We feel abandoned and betrayed by our government, say asbestos victims

Thu, Oct 13, 2011


OCTOBER 13, 2011

Medical doctors, health advocates and asbestos victims today appealed to federal Health Minister, Leona Aglukkaq, to take action on the increasing number of cases of asbestos-related disease occurring in Canada.

“Each of these cases represents terrible heartbreak and suffering for the person and their family,” said Heidi von Palleske, whose father and mother both died from mesothelioma from having been exposed to chrysotile asbestos from the Jeffrey mine (formerly the Johns Manville mine) in Quebec. “Victims of asbestos are demanding that the Minister of Health take action. We feel abandoned and betrayed by our government.”

“Shocking new figures, released by Statistics Canada, show a relentless rise in the number of Canadians with asbestos-related disease,” stated Dr Fernand Turcotte, professor emeritus of Public Health and Preventive Medicine, Laval Univeristy. “In the past 15 years, the number of new cases of mesothelioma – a deadly disease known only to be caused by asbestos – has almost doubled from 276 cases in 1992 to 512 cases in 2007, the latest year for which statistics are available. For each case of mesothelioma, it is conservatively estimated that there are two or more cases of lung cancer caused by asbestos. This means that, in 2007, over 1,536 Canadians became victims of deadly asbestos-related disease. This is a tragedy of colossal proportions. It is a tragedy that the Minister of Health must address,”

“We demand that Minister Aglukkaq stop hiding her head in the sand and start acting like a Minister of Health,” said Stacy Cattran, who lost her father to asbestos. “She should be protecting the health of Canadians, not protecting the asbestos industry.”
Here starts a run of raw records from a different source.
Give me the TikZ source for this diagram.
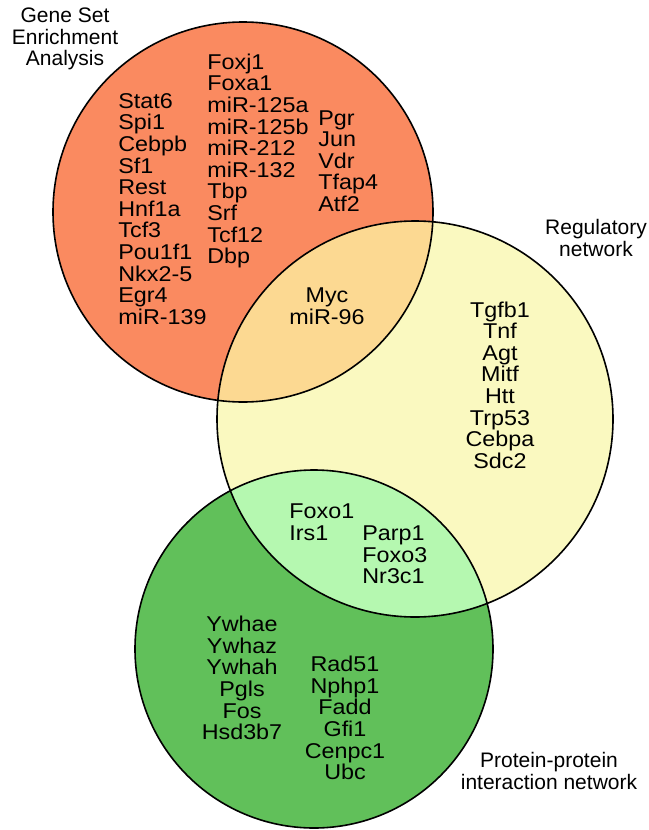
\documentclass[tikz,border=0pt]{standalone}
\usepackage{fontspec}
\setmainfont{Liberation Sans}
\newfontfamily\genefont{Liberation Sans}[FakeStretch=1.09]
\usepackage{xcolor}
\usepackage{tikz}
\usetikzlibrary{positioning}

\definecolor{gseaorange}{RGB}{250,138,96}
\definecolor{regyellow}{RGB}{250,249,192}
\definecolor{ppigreen}{RGB}{97,192,90}
\definecolor{mixorange}{RGB}{252,217,146}
\definecolor{mixgreen}{RGB}{181,248,176}

\begin{document}
\begin{tikzpicture}[
  x=0.5pt, y=-0.5pt,
  genes/.style={inner sep=0pt, align=center,
    font=\genefont\fontsize{10.7}{10.8}\selectfont},
  genesl/.style={genes, align=left, anchor=west},
  setname/.style={inner sep=0pt, align=center,
    font=\fontsize{10.5}{10.8}\selectfont},
  ring/.style={draw=black, line width=0.8pt}
]
  \useasboundingbox (0,0) rectangle (648,830);

  % circle centres
  \coordinate (cg) at (243,212);
  \coordinate (cr) at (415,419);
  \coordinate (cp) at (314,649);

  \fill[gseaorange] (cg) circle (190);
  \fill[regyellow] (cr) circle (198);
  \fill[ppigreen] (cp) circle (179);
  \begin{scope}
    \clip (cg) circle (190);
    \fill[mixorange] (cr) circle (198);
  \end{scope}
  \begin{scope}
    \clip (cp) circle (179);
    \fill[mixgreen] (cr) circle (198);
  \end{scope}
  \draw[ring] (cg) circle (190);
  \draw[ring] (cr) circle (198);
  \draw[ring] (cp) circle (179);

  % set names
  \node[setname] (lblgsea) at (65,39) {Gene Set\\Enrichment\\Analysis};
  \node[setname] (lblreg) at (596,238) {Regulatory\\network};
  \node[setname] (lblppi) at (549,771) {Protein-protein\\interaction network};

  % genes
  \node[genesl] (gseaa) at (118,209) {Stat6\\Spi1\\Cebpb\\Sf1\\Rest\\Hnf1a\\Tcf3\\Pou1f1\\Nkx2-5\\Egr4\\miR-139};
  \node[genesl] (gseab) at (207,161) {Foxj1\\Foxa1\\miR-125a\\miR-125b\\miR-212\\miR-132\\Tbp\\Srf\\Tcf12\\Dbp};
  \node[genesl] (gseac) at (318,161) {Pgr\\Jun\\Vdr\\Tfap4\\Atf2};
  \node[genes] (gseareg) at (327,306) {Myc\\miR-96};
  \node[genes] (regonly) at (500,385) {Tgfb1\\Tnf\\Agt\\Mitf\\Htt\\Trp53\\Cebpa\\Sdc2};
  \node[genesl] (regppia) at (289,522) {Foxo1\\Irs1};
  \node[genesl] (regppib) at (362,555) {Parp1\\Foxo3\\Nr3c1};
  \node[genes] (ppia) at (242,678) {Ywhae\\Ywhaz\\Ywhah\\Pgls\\Fos\\Hsd3b7};
  \node[genes] (ppib) at (345,718) {Rad51\\Nphp1\\Fadd\\Gfi1\\Cenpc1\\Ubc};
\end{tikzpicture}
\end{document}
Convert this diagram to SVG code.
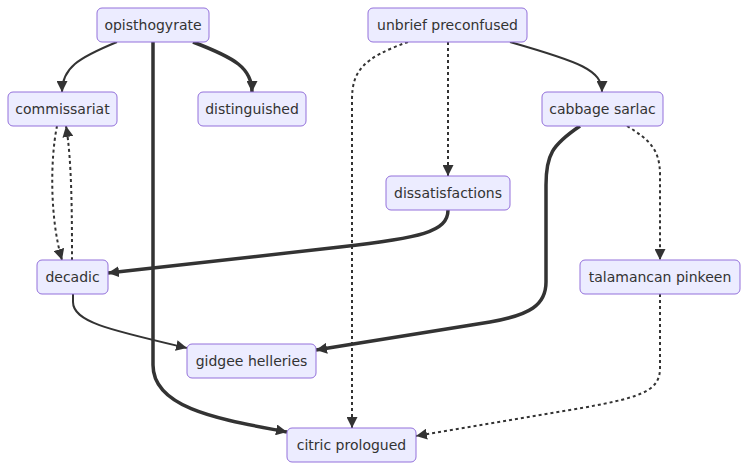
<svg xmlns="http://www.w3.org/2000/svg" width="748" height="470" viewBox="0 0 748 470">
<defs>
<marker id="arr" markerUnits="userSpaceOnUse" markerWidth="11" markerHeight="11" viewBox="0 0 10 10" refX="10" refY="5" orient="auto">
<path d="M0,0 L10,5 L0,10 z" fill="#333"/>
</marker>
<style>
.node rect{fill:#ECECFF;stroke:#9370DB;stroke-width:1}
.node text{font-family:"DejaVu Sans",Verdana,sans-serif;font-size:14px;fill:#333;text-anchor:middle;dominant-baseline:central}
.e{fill:none;stroke:#333;marker-end:url(#arr)}
.thin{stroke-width:2}
.thick{stroke-width:3.5}
.dot{stroke-width:2;stroke-dasharray:3 3}
</style>
</defs>
<rect width="748" height="470" fill="#fff"/>
<g id="edges">
<path class="e thin" d="M117,42 C78,58 62,68 62,92"/>
<path class="e thick" d="M193,42 C235,58 252,68 252,92"/>
<path class="e thick" d="M153,42 L153,365 C153,410 225,420 287,432"/>
<path class="e dot" d="M408,42 C362,58 352,72 352,100 L352,428"/>
<path class="e dot" d="M448,42 L448,176"/>
<path class="e thin" d="M510,42 C580,62 602,70 602,92"/>
<path class="e dot" d="M57,126 C50,160 50,220 62,260"/>
<path class="e dot" d="M72,260 C72,220 72,160 66,126"/>
<path class="e thick" d="M448,210 C448,232 420,238 340,247 L108,273"/>
<path class="e thin" d="M73,294 L73,302 C73,322 110,330 187,348"/>
<path class="e thick" d="M580,126 C552,145 546,155 546,185 L546,282 C546,305 530,315 490,322 L316,350"/>
<path class="e dot" d="M627,126 C650,140 660,150 660,175 L660,260"/>
<path class="e dot" d="M660,294 L660,368 C660,392 640,398 570,410 L416,436"/>
</g>
<g id="opisthogyrate" class="node"><rect x="97" y="8" width="112" height="34" rx="5"/><text x="153" y="25">opisthogyrate</text></g>
<g id="commissariat" class="node"><rect x="8" y="92" width="109" height="34" rx="5"/><text x="62.5" y="109">commissariat</text></g>
<g id="distinguished" class="node"><rect x="198" y="92" width="108" height="34" rx="5"/><text x="252" y="109">distinguished</text></g>
<g id="unbrief_preconfused" class="node"><rect x="368" y="8" width="159" height="34" rx="5"/><text x="447.5" y="25">unbrief preconfused</text></g>
<g id="cabbage_sarlac" class="node"><rect x="542" y="92" width="121" height="34" rx="5"/><text x="602.5" y="109">cabbage sarlac</text></g>
<g id="dissatisfactions" class="node"><rect x="386" y="176" width="124" height="34" rx="5"/><text x="448" y="193">dissatisfactions</text></g>
<g id="decadic" class="node"><rect x="37" y="260" width="71" height="34" rx="5"/><text x="72.5" y="277">decadic</text></g>
<g id="talamancan_pinkeen" class="node"><rect x="580" y="260" width="160" height="34" rx="5"/><text x="660" y="277">talamancan pinkeen</text></g>
<g id="gidgee_helleries" class="node"><rect x="187" y="344" width="129" height="34" rx="5"/><text x="251.5" y="361">gidgee helleries</text></g>
<g id="citric_prologued" class="node"><rect x="287" y="428" width="129" height="34" rx="5"/><text x="351.5" y="445">citric prologued</text></g>
</svg>
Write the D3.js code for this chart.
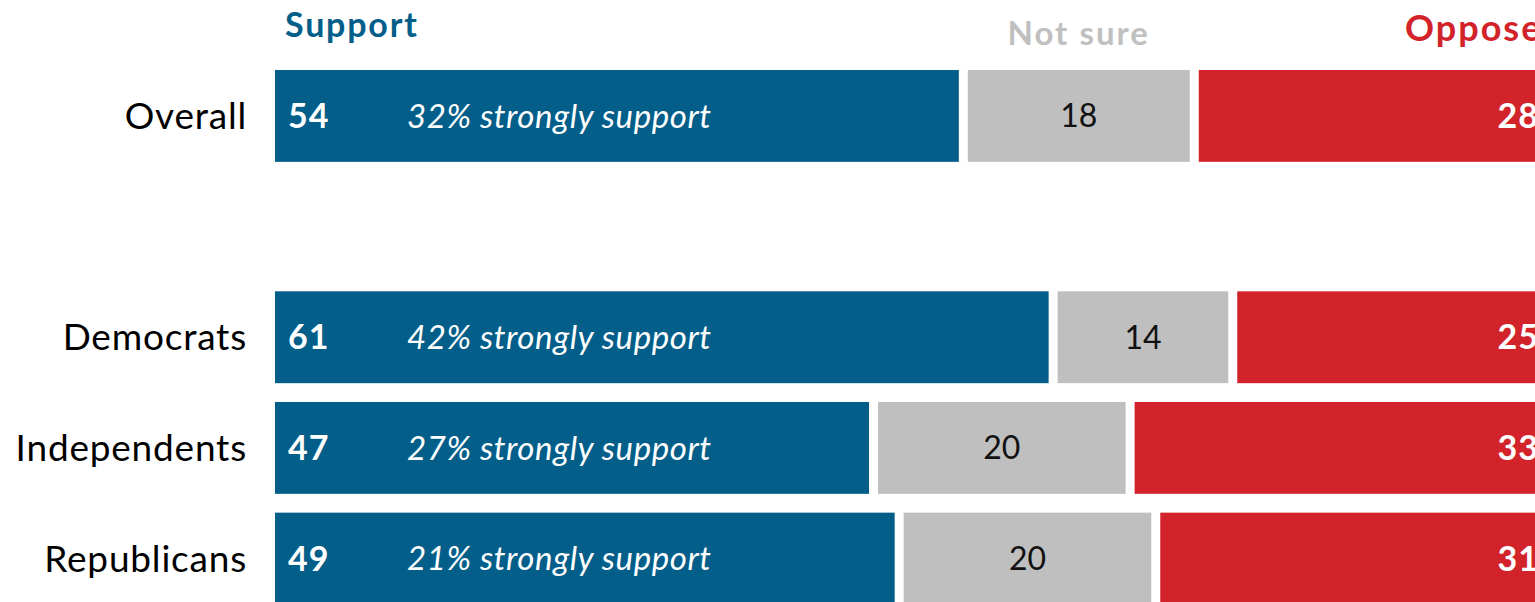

“What makes these numbers particularly tragic is that they should never have happened,” said Kathleen Ruff, senior human rights adviser, Rideau Institute. “We have known for decades that asbestos kills and all use of asbestos should end. But politics have trumped science and the asbestos industry, to this day, maintains a stranglehold over government policy.”

“The Canadian Cancer Society and Canada’s leading medical organisations have asked you take action to ban the use and export of asbestos, to prevent further asbestos harm to Canadians and to create sustainable, healthy jobs for the asbestos mining region,” said Dr Kapil Khatter, former president of the Canadian Association of Physicians for the Environment.

“Please listen to Canada’s medical experts and Canada’s asbestos victims,” said Cathy Conrad, whose father died earlier this year from mesothelioma. “Do the right thing for Canadians.”